Look at it this way. Under Bohmian mechanics, we could imagine a God's eye perspective of what is happening at any given time in physical space. Obviously, one time means one outcome so this isn't interesting without repeating the experiment. What would we see? We would see events with Born probability frequencies, right? But we wouldn't be able to predict them due to ignorance of the initial conditions. We have a random variable here, and so we can have a stochastic description of the Bohmian situation. If I didn't know the physical Bohmian laws or whatever of what is going on, there is nothing stopping me from just characterizing thay scenario in terms of a stochastic process due to my ignorance. Otherwise the Born probabilities wouldn't really make sense.
Its true, Bohmian mechanics has Markovian dynamics. But this changes if you put the measurement device in the Bohmian description, because the measurement device disturbs the trajectory statistics, allowing one to get non-Markovian (i.e. indivisible) multi-time correlations of QM.
https://scholar.google.co.uk/scholar?cluster=11957102981612580756&hl=en&as_sdt=0,5&as_vis=1
https://scholar.google.co.uk/scholar?cluster=18082693999119350419&hl=en&as_sdt=0,5&as_vis=1 (Neumaier)
https://scholar.google.co.uk/schola...5#d=gs_qabs&t=1754586959336&u=#p=uhh3Tzb4pBMJ
Similarly, Barandes description requires the measurement device to be part of the unistochastic process.
If we take the stochastic process of the Bohmian situation but make sure that we are only talking about this situation when the measurement device is included in the description at every time, it will be identical to the Barandes stochastic process in the sense of when we try to construct the markovian transition probabilities for multiple times we won't be able to do it. And in the Bohmain scenario this will be because the measurement device perturbs the Bohmian trajectories and prevents us doing this, explaining exactly what indivisibility really signifies - measurement disturbance and the preclusion of joint probability distributions over different times.
The question is: what exactly in Barandes' model prevents me from interpreting his stochastic process for the measured system in the way I have just characterized the Bohmian stochastic process?
Absolutely nothing.
What prevents us intepreting the stochastic process in some other eay?
Absolutely nothing.
Morbert said:
I don't agree with this at all
You do agree because what you said in this comment is exactly what I said. QM doesn't entail a specific physical interpretation which is exactly why many can be applied to it.
Morbert said:
The unistochastic formalism has a very natural interpretation:
The unistochastic formalism is just an alternate mathematical description of orthodox quantum theory without much else. It is just a direct description of the statistics of measurement. If orthodox mechanics has many different possible interpretations, so does this as I just elucidated.
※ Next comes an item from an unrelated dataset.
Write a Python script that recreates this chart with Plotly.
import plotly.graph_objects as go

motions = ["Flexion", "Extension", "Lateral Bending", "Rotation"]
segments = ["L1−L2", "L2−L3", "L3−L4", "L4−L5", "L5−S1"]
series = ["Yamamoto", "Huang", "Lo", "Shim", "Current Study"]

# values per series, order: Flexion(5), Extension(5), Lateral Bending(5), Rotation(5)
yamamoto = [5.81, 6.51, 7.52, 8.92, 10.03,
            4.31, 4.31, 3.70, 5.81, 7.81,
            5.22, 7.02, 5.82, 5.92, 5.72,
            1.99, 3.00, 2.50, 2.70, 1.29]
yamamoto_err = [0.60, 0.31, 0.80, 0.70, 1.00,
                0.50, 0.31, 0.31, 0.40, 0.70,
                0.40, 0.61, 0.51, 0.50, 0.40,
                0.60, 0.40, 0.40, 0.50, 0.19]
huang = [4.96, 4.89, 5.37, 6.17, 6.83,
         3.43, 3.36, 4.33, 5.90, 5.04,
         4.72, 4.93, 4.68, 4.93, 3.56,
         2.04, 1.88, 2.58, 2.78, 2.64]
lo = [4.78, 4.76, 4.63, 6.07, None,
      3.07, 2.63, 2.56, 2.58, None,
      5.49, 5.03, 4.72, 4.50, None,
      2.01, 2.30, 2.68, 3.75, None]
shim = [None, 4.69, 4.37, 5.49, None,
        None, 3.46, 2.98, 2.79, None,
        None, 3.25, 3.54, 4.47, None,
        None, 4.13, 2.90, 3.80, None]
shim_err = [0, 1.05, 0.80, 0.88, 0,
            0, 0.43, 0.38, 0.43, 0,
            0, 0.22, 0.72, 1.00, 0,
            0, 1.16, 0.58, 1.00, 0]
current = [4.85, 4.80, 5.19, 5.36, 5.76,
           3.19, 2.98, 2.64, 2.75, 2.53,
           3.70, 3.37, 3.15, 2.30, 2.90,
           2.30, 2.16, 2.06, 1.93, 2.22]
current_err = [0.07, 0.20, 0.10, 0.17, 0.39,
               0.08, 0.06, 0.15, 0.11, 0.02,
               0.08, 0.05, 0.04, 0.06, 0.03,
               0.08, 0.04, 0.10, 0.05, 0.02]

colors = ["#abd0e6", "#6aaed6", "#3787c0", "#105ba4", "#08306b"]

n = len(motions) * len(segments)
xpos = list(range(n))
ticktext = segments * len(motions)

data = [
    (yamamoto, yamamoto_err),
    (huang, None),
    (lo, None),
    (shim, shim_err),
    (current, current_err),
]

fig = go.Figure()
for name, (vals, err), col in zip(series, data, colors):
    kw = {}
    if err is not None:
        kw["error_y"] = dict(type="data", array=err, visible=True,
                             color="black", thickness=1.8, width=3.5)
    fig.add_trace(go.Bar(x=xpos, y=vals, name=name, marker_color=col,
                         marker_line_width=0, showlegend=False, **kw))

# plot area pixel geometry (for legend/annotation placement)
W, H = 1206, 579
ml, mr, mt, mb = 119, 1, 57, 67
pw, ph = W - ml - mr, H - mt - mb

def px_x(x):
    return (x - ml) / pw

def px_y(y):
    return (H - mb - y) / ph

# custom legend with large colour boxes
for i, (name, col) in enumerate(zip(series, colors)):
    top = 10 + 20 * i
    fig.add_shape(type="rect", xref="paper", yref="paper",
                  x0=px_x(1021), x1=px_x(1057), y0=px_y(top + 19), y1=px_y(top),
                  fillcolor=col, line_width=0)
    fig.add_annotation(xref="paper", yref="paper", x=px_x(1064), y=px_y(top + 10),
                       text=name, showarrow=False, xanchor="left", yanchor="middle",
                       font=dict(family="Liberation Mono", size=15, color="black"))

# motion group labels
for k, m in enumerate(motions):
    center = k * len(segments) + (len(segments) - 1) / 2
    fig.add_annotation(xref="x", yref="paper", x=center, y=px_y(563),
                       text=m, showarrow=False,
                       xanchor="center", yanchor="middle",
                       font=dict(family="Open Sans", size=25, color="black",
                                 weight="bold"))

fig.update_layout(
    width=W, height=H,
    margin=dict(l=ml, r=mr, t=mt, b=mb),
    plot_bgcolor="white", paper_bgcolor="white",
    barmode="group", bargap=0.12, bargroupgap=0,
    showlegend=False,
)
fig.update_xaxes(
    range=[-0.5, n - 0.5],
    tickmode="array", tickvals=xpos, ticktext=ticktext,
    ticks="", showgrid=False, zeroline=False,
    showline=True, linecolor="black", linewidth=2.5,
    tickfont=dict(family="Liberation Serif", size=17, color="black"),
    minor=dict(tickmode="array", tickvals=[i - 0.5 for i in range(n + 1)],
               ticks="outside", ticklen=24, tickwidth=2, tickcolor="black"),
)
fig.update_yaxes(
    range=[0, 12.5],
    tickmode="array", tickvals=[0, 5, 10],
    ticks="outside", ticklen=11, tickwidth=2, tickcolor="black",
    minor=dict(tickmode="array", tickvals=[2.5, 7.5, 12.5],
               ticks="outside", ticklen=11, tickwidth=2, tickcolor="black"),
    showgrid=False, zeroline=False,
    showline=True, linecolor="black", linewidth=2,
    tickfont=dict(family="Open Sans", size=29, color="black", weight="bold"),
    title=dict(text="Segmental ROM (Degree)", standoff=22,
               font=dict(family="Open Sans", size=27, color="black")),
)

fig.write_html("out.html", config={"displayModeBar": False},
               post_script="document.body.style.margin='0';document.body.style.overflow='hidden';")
if the formalism doesn't exclude other interpretations then what are we talking about? Its a formulation which Barandes has chosen to give a specific interpretation. But because he thinks his interpretation is implied by the formalism, because he is using the formalism to build an interpretation, his interpretation is as thin as the formalism and not hugely different from a minimalist statistical interpretation. The only difference is he says that there are definite configurations when not measured. I am not exagerrating when I say that is the only difference because the formalism that Barandes is using to guide his interpretation does not let him say anything else.
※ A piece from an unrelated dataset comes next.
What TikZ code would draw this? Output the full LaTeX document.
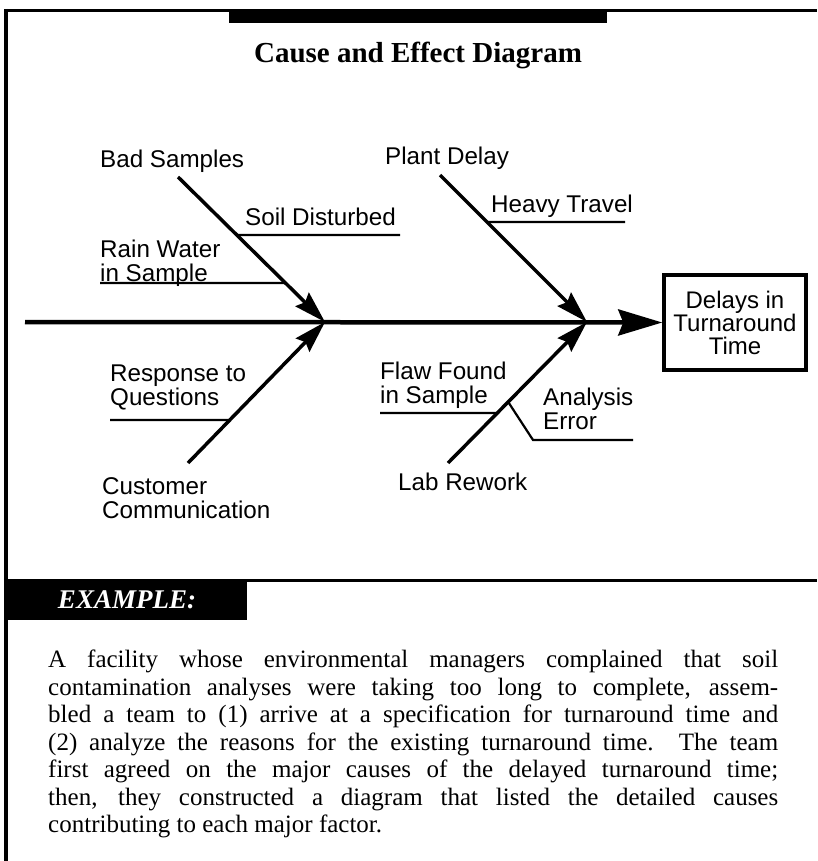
\documentclass[tikz,border=0pt]{standalone}
\usepackage{fontspec}
\setmainfont{Liberation Serif}
\setsansfont{Liberation Sans}
\usetikzlibrary{positioning}
\usetikzlibrary{arrows.meta}
\usetikzlibrary{calc}
\tikzset{cause/.style={font=\sffamily\fontsize{24.2}{24}\selectfont,inner sep=0pt,align=left},
  rib/.style={line width=3.5pt,-{Stealth[length=32pt,width=19pt,inset=4pt]}},
  spine/.style={line width=4.5pt,-{Stealth[length=44pt,width=26pt,inset=5pt]}},
  twig/.style={line width=2.2pt},
  rule/.style={line width=3pt},
  effect box/.style={draw,line width=3.5pt,minimum width=142pt,minimum height=95pt,inner sep=0pt,
    align=center,font=\sffamily\fontsize{24}{23}\selectfont},
  title/.style={font=\rmfamily\bfseries\fontsize{29}{32}\selectfont,inner sep=0pt},
  story/.style={text width=730pt,align=justify,inner sep=0pt,font=\rmfamily\fontsize{25}{27.5}\selectfont},}

\begin{document}
\begin{tikzpicture}[x=1pt,y=-1pt]
    \useasboundingbox (0,0) rectangle (817,861);

    % frame and heading
    \draw[rule] (6,11) -- (817,11);
    \draw[line width=4pt] (6,9) -- (6,861);
    \fill (229,9) rectangle (607,23);
    \node[title,anchor=base] (title) at (418,63) {Cause and Effect Diagram};

    % spine
    \node[effect box] (effect) at (735,322.5) {Delays in\\Turnaround\\Time};
    \coordinate (tail) at (25,322);
    \coordinate (hub1) at (325,322);
    \coordinate (hub2) at (587,322);
    \draw[spine] (tail) -- (effect.west);

    % major causes
    \coordinate (bad) at (178,177);
    \coordinate (plant) at (440,175);
    \coordinate (cust) at (188,463);
    \coordinate (lab) at (448,463);
    \draw[rib] (bad) -- (hub1);
    \draw[rib] (plant) -- (hub2);
    \draw[rib] (cust) -- (hub1);
    \draw[rib] (lab) -- (hub2);
    \node[cause,anchor=north west] (bad-lbl) at (100,150) {Bad Samples};
    \node[cause,anchor=north west] (plant-lbl) at (385,147) {Plant Delay};
    \node[cause,anchor=north west] (cust-lbl) at (102,477) {Customer\\Communication};
    \node[cause,anchor=north west] (lab-lbl) at (398,473) {Lab Rework};

    % detailed causes
    \coordinate (soil) at ($(bad)!.40!(hub1)$);
    \coordinate (soil-end) at (400,235);
    \coordinate (rain) at ($(bad)!.731!(hub1)$);
    \coordinate (rain-end) at (100,283);
    \coordinate (heavy) at ($(plant)!.32!(hub2)$);
    \coordinate (heavy-end) at (625,222);
    \coordinate (resp) at ($(cust)!.305!(hub1)$);
    \coordinate (resp-end) at (110,420);
    \coordinate (flaw) at ($(lab)!.355!(hub2)$);
    \coordinate (flaw-end) at (380,413);
    \coordinate (anal) at ($(lab)!.433!(hub2)$);
    \coordinate (anal-bend) at (533,440);
    \coordinate (anal-end) at (633,440);
    \draw[twig] (soil) -- (soil-end);
    \draw[twig] (rain) -- (rain-end);
    \draw[twig] (heavy) -- (heavy-end);
    \draw[twig] (resp) -- (resp-end);
    \draw[twig] (flaw) -- (flaw-end);
    \draw[twig] (anal) -- (anal-bend) -- (anal-end);
    \node[cause,anchor=north west] (soil-lbl) at (245,208) {Soil Disturbed};
    \node[cause,anchor=north west] (rain-lbl) at (100,240) {Rain Water\\in Sample};
    \node[cause,anchor=north west] (heavy-lbl) at (491,195) {Heavy Travel};
    \node[cause,anchor=north west] (resp-lbl) at (110,365) {Response to\\Questions};
    \node[cause,anchor=north west] (flaw-lbl) at (380,362) {Flaw Found\\in Sample};
    \node[cause,anchor=north west] (anal-lbl) at (543,388) {Analysis\\Error};

    % example
    \draw[rule] (6,580) -- (817,580);
    \fill (6,580) rectangle (247,620);
    \node[text=white,inner sep=0pt,anchor=base,font=\rmfamily\bfseries\itshape\fontsize{27}{27}\selectfont]
        (example) at (127,608) {EXAMPLE:};
    \node[story,anchor=north west] (story) at (48,650) {\noindent
      A facility whose environmental managers complained that soil\linebreak
      contamination analyses were taking too long to complete, assem-\linebreak
      bled a team to (1) arrive at a specification for turnaround time and\linebreak
      (2) analyze the reasons for the existing turnaround time. The team\linebreak
      first agreed on the major causes of the delayed turnaround time;\linebreak
      then, they constructed a diagram that listed the detailed causes\linebreak
      contributing to each major factor.};
\end{tikzpicture}
\end{document}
So there is Barandes the formalism which is not incompatible with Bohmian mechanics or anything else.
And there is Barandes the interpretation which doesn't really push the river. It might solve the measurement problem, but there is no detail about the underlying physical ontology that gives reason to take up this interpretation. There is nothing really here beyond postulating definite configurations; but no one is convinced by just postulation without deeper arguments, deeper explanation, and I am sure people have made similar postulations many times over the last 100 years. What convinces people is a substantive model of the underlying physical ontology and what it does even when it is not being measured, how the weird quantumness is achieved exactly.
My concerns here are not the semantics of whether Barandes has a proper interpretation here.
My concern is whether Barandes the interpretation is any good. Thats the only thing I am arguing about here with any real substance. I may say its not really an interpretation because imo its so thin that it might as well not be. It is directly taken from a formalism which is consistent with various interpretations because that formalism is just an alternative formulation of quantum theory which only really says as much as orthodox quantum theory does, so any interpretation based on that will be thin. Barandes the interpretation isn't a huge improvement on the statistical ensemble interpretation imo. The single major difference of definite configurations when unmeasured in this interpretation is not a huge improvement for me because nothing else is said about them.